The Man Who Shot Liberty Valance
Year: | 1962 |
Studio: | Paramount |
Director: | John Ford |
Writer: | James Warner Bellah/Willis Goldbeck/Dorothy M Johnson |
Cast: | James Stewart, John Wayne, Vera Miles, Lee Marvin, Edmond O'Brien, John Carradine, Woody Strode, Lee Van Cleef |
The first thing to admit when reviewing this film is that I don't know much about – or have a particular liking for – Westerns. I had a preconceived notion of what I thought John Ford movies were like, but after watching The Man Who Shot Liberty Valance I think I may have been getting him mixed up with Sergio Leone and Sam Peckinpah. I was really surprised by how much comedy there was, from the bumbling and cowardly Marshall to the alcoholic newspaper owner.
That's in stark contrast to anything concerning the titular villain, Lee Marvin playing Valance as a violent, bloodthirsty bully. Young, idealistic lawyer Ransom Stoddard (James Stewart) comes up against Liberty and his gang when the latter holds up the stagecoach Ransom's riding into the town of Shinbone seeking his fortune as a small town lawyer. When he stands up for himself Liberty beats him mercilessly and leaves him for dead in the desert.
We cut to Shinbone where local rancher Tom Doniphon (John Wayne) and his friend Pompey (Woody Strode) – he's a ranch hand, though there's a strong slavery allusion – ride into town with Ransom's unconscious, injured body. They deliver him to the family who owns the local restaurant and whose daughter, Hallie (Vera Miles) Tom is half-secretly sweet on, and they gradually nurse him back to health, giving him a temporary living and shelter in the restaurant kitchen.
As he gets to know the townsfolk, Ransom comes to understand the reign of terror Liberty's gang has always held over the area, but that the buffoonish Marshall (Andy Devine) – too chicken to do anything about Valance – gives him free reign by claiming anything outside town isn't his jurisdiction.
Ransom is appalled at the lack of law and order and won't hear of Tom's continued assertions that the only justice in the frontier comes at the barrel of a gun. He's determined to see Valance get what's coming to him by legal means and sets up his practice with the support of the newspaper publisher, Dutton Peabody (Edmond O'Brien) to go about it.

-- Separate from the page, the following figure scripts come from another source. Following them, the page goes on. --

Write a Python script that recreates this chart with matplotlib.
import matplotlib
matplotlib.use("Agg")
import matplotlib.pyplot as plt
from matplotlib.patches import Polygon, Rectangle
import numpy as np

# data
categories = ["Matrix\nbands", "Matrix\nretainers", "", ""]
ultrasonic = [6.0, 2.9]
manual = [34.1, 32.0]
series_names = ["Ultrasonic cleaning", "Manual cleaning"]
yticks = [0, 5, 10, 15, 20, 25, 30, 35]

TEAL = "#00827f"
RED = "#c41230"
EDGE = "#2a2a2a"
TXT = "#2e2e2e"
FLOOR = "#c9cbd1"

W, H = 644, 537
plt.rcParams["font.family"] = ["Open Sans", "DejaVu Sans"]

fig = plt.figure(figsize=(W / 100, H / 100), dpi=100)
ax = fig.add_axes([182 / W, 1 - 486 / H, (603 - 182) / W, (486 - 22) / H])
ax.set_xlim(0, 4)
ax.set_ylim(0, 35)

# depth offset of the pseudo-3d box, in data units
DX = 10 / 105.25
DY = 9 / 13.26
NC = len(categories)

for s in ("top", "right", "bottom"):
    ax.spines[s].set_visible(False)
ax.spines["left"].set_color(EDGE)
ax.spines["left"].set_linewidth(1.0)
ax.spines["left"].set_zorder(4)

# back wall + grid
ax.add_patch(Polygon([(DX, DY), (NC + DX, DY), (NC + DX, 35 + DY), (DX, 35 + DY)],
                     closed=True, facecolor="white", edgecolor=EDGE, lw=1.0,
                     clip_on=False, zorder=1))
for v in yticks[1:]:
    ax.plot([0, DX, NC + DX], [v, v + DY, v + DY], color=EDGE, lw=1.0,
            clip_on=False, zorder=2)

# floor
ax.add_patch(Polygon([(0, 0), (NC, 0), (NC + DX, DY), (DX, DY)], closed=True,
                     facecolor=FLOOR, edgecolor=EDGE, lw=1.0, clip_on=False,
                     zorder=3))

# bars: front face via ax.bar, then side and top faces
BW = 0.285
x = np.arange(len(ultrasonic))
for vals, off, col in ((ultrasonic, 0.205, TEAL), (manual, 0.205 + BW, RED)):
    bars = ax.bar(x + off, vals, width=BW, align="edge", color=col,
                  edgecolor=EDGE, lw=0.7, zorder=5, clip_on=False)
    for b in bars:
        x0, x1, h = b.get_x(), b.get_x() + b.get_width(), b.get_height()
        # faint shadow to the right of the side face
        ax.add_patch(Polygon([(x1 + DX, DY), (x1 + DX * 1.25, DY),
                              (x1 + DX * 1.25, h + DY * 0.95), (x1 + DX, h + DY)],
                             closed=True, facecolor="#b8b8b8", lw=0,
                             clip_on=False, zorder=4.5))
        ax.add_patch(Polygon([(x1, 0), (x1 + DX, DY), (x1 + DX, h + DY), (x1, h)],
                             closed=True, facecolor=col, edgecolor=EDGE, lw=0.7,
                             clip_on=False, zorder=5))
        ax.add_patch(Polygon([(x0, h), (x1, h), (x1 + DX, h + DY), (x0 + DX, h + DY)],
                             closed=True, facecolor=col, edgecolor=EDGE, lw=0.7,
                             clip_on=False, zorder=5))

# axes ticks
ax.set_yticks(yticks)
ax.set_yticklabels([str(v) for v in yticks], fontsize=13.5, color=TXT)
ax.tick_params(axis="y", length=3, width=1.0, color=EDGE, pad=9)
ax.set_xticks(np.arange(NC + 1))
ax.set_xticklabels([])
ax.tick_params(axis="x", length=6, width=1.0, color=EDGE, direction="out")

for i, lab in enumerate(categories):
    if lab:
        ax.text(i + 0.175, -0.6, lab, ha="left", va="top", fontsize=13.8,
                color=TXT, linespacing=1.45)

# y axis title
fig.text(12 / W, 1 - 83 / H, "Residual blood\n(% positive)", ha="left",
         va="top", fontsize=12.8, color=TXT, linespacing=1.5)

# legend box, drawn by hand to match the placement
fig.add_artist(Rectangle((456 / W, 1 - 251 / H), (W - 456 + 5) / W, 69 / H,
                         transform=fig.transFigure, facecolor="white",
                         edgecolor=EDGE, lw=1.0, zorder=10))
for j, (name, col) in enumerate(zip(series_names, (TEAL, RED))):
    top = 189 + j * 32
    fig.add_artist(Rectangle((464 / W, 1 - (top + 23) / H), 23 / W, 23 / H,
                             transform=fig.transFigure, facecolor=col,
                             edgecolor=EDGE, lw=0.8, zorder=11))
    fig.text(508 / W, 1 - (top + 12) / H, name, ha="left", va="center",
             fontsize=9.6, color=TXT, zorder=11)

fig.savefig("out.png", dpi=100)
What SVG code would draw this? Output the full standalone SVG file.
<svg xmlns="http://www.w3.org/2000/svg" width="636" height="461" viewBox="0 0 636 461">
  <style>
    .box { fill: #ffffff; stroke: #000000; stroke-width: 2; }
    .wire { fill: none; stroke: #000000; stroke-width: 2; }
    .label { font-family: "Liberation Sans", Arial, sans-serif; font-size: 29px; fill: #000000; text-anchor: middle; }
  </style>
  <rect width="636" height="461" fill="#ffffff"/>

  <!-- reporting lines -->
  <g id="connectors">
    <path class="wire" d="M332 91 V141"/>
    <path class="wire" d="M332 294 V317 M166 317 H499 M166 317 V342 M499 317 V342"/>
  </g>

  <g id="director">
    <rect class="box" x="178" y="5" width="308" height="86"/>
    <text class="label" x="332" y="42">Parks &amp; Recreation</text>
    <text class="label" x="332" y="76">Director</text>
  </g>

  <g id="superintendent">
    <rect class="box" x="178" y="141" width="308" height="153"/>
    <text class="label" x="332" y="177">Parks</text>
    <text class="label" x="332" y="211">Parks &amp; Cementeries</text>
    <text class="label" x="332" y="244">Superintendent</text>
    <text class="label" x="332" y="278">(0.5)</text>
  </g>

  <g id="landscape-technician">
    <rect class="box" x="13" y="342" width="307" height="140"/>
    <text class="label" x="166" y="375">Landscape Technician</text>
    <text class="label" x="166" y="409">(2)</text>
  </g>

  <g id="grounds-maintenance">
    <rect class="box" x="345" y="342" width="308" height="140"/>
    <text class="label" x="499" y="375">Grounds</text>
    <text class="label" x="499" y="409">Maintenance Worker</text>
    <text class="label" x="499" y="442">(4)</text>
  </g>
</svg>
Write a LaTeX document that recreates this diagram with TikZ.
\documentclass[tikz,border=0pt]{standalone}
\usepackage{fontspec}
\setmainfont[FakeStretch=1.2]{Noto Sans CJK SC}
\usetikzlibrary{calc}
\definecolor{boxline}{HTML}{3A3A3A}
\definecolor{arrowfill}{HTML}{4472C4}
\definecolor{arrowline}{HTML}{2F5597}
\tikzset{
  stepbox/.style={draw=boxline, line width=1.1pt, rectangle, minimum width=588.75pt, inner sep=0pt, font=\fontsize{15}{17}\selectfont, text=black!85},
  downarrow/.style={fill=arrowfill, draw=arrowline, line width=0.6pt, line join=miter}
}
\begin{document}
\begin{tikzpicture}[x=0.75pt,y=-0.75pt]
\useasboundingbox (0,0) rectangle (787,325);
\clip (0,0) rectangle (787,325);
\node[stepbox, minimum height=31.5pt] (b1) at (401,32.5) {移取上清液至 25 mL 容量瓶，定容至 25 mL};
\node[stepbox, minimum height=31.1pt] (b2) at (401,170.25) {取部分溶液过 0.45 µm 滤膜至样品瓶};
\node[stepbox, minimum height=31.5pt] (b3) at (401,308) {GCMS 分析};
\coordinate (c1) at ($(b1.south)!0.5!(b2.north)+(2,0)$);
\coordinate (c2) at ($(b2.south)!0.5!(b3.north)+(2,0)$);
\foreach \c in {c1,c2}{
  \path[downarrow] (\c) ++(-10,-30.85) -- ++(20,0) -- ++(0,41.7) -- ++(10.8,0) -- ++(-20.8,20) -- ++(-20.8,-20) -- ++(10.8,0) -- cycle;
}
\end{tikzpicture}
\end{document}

The truth about the event the title refers to is the lynchpin around which the story turns. It's all bookended by a much older Ransom – now a Senator and married to Hallie – returning to Shinbone for Tom's funeral. The rest of the tale is a flashback as he sits down to tell those gathered the truth about who shot Liberty Valance, even though the whole town thinks they saw Ransom himself do so.
In amongst it all is a subplot about the effort for Shinbone's territory to be granted statehood and wrest control away from the ranchers that ran the land with impunity without government mandated order, making it a political and historical tale.
Near the end, the action moves to Capital City for the statehood conference for such a long time (and with such obvious political leanings) it makes you wonder if Ford was making an impassioned plea for socialism, just like Charlie Chaplin did when he broke the fourth wall near the end of The Great Dictator to rail against fascism.
It renders the story of Liberty and Ransom's impending showdown – no matter how central – almost a footnote to introduce the larger theme. The story's actually about the unstoppable onset of modernity and the need to help usher it in to protect the masses from the forces of oppression.
Ransom is the hero for believing in a land where the law protects everyone and we don't all need to walk around with guns. Tom represents the old way that's dying out – possibly made emblematic by the fact that his death is the instigating event of the story – that The West is a dog eat dog land of those who know how to shoot and those who's days are numbered if they don't.
They're of course both right. It's only through extreme luck (and Tom's style of justice, which we don't learn until much later and which I won't spoil here) that Valance doesn't kill Ransom like he keeps threatening. But Ransom's belief in the sanctity of law and order is what allows for the flight to Capital City to cement the institution that will ultimately free Shinbone from having to live under such a regime at all.
Ford apparently hated any kind of film analysis, so maybe he didn't notice this – or maybe it was something intended more by writers James Warner Bellah and Willis Goldbeck, adapting Dorothy M Johnson's novel – but it seemed to be a comment on the end of the era it depicted as well as the Golden Age of Westerns themselves, which had begun under Ford 20 years earlier.
It's also the best depiction of John Wayne you've always imagined with his drawl and liberal use of the word 'pilgrim', and it's a great place to start if you don't know much about the Ford-era Western movement.